AEROnet Gets an Audience


Gen. Arnold Bunch, then-military deputy in the Office of the Assistant Secretary of the Air Force for Acquisition, dons the Airborne Extensible Relay Over-the-Horizon Network concept combat tactical vest with the help of Steve Brown from the Tactical Data Network Laboratory at Hanscom AFB, Mass., on Sept. 26, 2018, during a tour of the Command, Control, Communications, Intelligence and Networks division. Air Force photo by Todd Maki.

As the Air Force revamps its approach to the high-profile light-attack experiment, it is beginning to tout another aspect of the program to partners and allies: AEROnet.

The Airborne Extensible Relay Over-Horizon Network, or AEROnet, is a prototype air-to-air and air-to-ground radio system that lets militaries share video, voice, and chat communications as well as command and control for less than $500,000. The Air Force developed it in tandem with the light-attack experiment so that all nations who invested in the new close air support program could share information more easily.

But AEROnet offers broader possibilities outside of light attack, officials argue.

“Think of the partner nations that wouldn’t necessarily be allowed to have Type 1 encryption, which is the encryption we have in Link 16 and things like that, but we still need to build our coalition,” Brig. Gen. Michael Schmidt, the Air Force’s program executive officer for command, control, communications, intelligence, and networks, said at a recent Air Force Life Cycle Management Center conference.

Developed by the Air Force Research Laboratory at Air Force Chief of Staff Gen. David Goldfein’s urging, Schmidt said the Air Force tested out the comms system at Finland’s Bold Quest exercise in May and shopped AEROnet around in South America at the end of June, Schmidt said.

“I’m sure there’s discussions of light attack going on, but we’re trying to separate AEROnet from light attack because they’re not necessarily one or the other,” Schmidt said. “AEROnet is an aerial networking capability that could be used on really any aircraft.”

AEROnet could be used in special operations forces’ efforts to bolster other nations’ militaries, Schmidt said. Air Combat Command chief Gen. Mike Holmes noted that if countries aren’t in the market for more expensive platforms, they aren’t looking for high-end communications networks either.

“What can we offer in a network that is exportable, that meets all the security requirements that can interlink people with each other and with us, that can take advantage of all the different communication systems that are out there already” Holmes said. “You’re offering a network that has airplanes, too, that fit in with it and not, here’s a big airplane, now go figure out how you’re going to talk to it and how you’re going to use it.”
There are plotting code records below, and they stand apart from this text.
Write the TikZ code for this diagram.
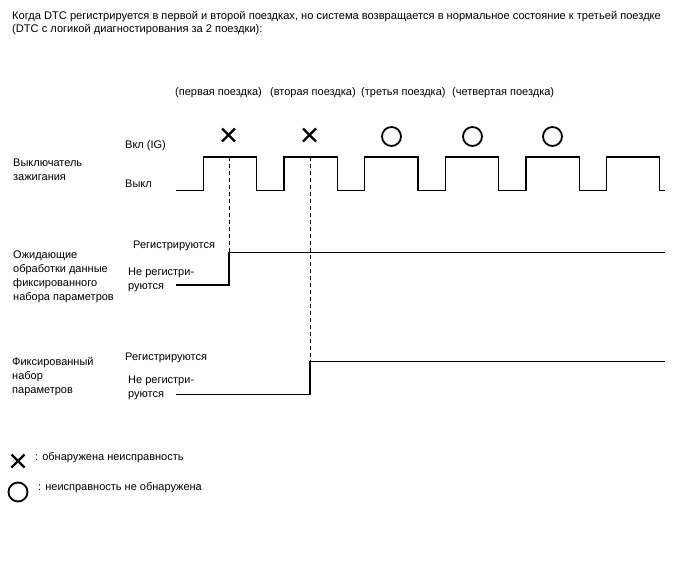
\documentclass[tikz,border=0pt]{standalone}
\usepackage{fontspec}
\setmainfont{Liberation Sans}
\begin{document}
\begin{tikzpicture}[x=1pt,y=-1pt,
  lbl/.style={anchor=west,inner sep=0pt,align=left,font=\fontsize{11}{14}\selectfont},
  ttl/.style={anchor=west,inner sep=0pt,align=left,font=\fontsize{11.1}{13}\selectfont},
  wave/.style={line width=1.3pt,line join=miter},
  guide/.style={line width=0.9pt,dash pattern=on 4pt off 3pt},
  crossmark/.style={line width=2.4pt},
  circmark/.style={line width=1.8pt}]
\useasboundingbox (0,0) rectangle (688,560);

% title
\node[ttl] (title) at (12,23.5) {Когда DTC регистрируется в первой и второй поездках, но система возвращается в нормальное состояние к третьей поездке\\(DTC с логикой диагностирования за 2 поездки):};

% trips
\node[lbl] (t1) at (175,93) {(первая поездка)};
\node[lbl] (t2) at (270,93) {(вторая поездка)};
\node[lbl] (t3) at (361,93) {(третья поездка)};
\node[lbl] (t4) at (452,93) {(четвертая поездка)};

% left labels
\node[lbl] (ign) at (13,170) {Выключатель\\зажигания};
\node[lbl] (on) at (125,146) {Вкл (IG)};
\node[lbl] (off) at (125,184) {Выкл};

\node[lbl] (pend) at (13,277) {Ожидающие\\обработки данные\\фиксированного\\набора параметров};
\node[lbl] (preg) at (133,246) {Регистрируются};
\node[lbl] (pnreg) at (128,279.5) {Не регистри-\\руются};

\node[lbl] (frz) at (12,377) {Фиксированный\\набор\\параметров};
\node[lbl] (freg) at (125,358) {Регистрируются};
\node[lbl] (fnreg) at (128,388) {Не регистри-\\руются};

% ignition waveform
\draw[wave] (176,190.5)
  \foreach \i in {0,...,5} {
    -- ({203.5+80.6*\i},190.5) -- ({203.5+80.6*\i},157)
    -- ({256.8+80.6*\i},157) -- ({256.8+80.6*\i},190.5)
  } -- (665,190.5);

% marks
\foreach \cx in {228.5,309.5} {
  \draw[crossmark] (\cx-6.5,128.5) -- (\cx+6.5,141.5);
  \draw[crossmark] (\cx-6.5,141.5) -- (\cx+6.5,128.5);
}
\foreach \cx in {391.5,472.5,552.5} {
  \draw[circmark] (\cx,136.5) circle (9.5);
}

% dashed guides
\coordinate (d1t) at (229,157);
\coordinate (d1b) at (229,252.5);
\coordinate (d2t) at (310,157);
\coordinate (d2b) at (310,361.5);
\draw[guide] (d1t) -- (d1b);
\draw[guide] (d2t) -- (d2b);

% pending data waveform
\draw[wave] (176,285) -- (229,285) -- (d1b) -- (665,252.5);

% freeze frame waveform
\draw[wave] (176,394.5) -- (310,394.5) -- (d2b) -- (665,361.5);

% legend
\draw[crossmark] (11.5,454.5) -- (24.5,467.5);
\draw[crossmark] (11.5,467.5) -- (24.5,454.5);
\node[lbl] (lx) at (35,458) {: обнаружена неисправность};
\draw[circmark] (18,492) circle (9.5);
\node[lbl] (lo) at (38,488) {: неисправность не обнаружена};
\end{tikzpicture}
\end{document}
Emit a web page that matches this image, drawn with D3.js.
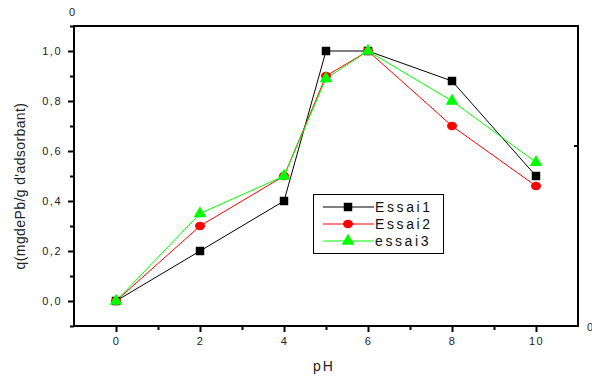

AEROnet can run on smartphones and tablets and is comprised of commercially available parts that are more accessible to other countries than other military-specific components. It can also connect to other mobile technologies like the Android Tactical Assault Kit, a tablet-based mapping and communications tool spreading throughout the Air Force.

The service is now offering industry the opportunity to mass produce AFRL’s prototype, with a contract award due at the end of 2019. According to slides presented at the AFLCMC conference, the contract value was still undecided and the customer is potentially ACC, AFSOC, and “non-coalition partner nations.”

Holmes said AEROnet tests are ongoing and would continue as part of the light-attack program if the service buys those planes to replace more advanced assets in counterinsurgency missions. In May, the Air Force said it is working on a version of the network that can send data over the horizon.

The Air Force is marketing AEROnet as it pulls back on its initial plan to buy multiple squadrons of Sierra Nevada Corp.-Embraer A-29s or Textron’s AT-6, deciding to purchase a handful of planes to continue experiments rather than start broader production. The service said other countries weren’t sold on the two turboprop airplanes after two years of vetting, leading lawmakers to criticize how the Air Force has handled the program.

Holmes said he’s heard anecdotal international interest in using Boeing’s T-X training jet as a light-attack aircraft, but he noted the option isn’t right for everyone.

“Although you may be using the airplane to fight violent extremists in your own country, there’s also impact on your neighbors of what you possess and what other capabilities you have,” Holmes said. “You can make the case that some countries don’t need F-16s, they’d be better off with A-29, and yet the neighbors have F-16s and they have to think about how they fit in to both partner operations with their neighbors and also how they make sure that their neighbors know that they’re not a pushover.”

He added that ACC and Air Force Special Operations Command will present a path forward for the light-attack program to Goldfein this fall.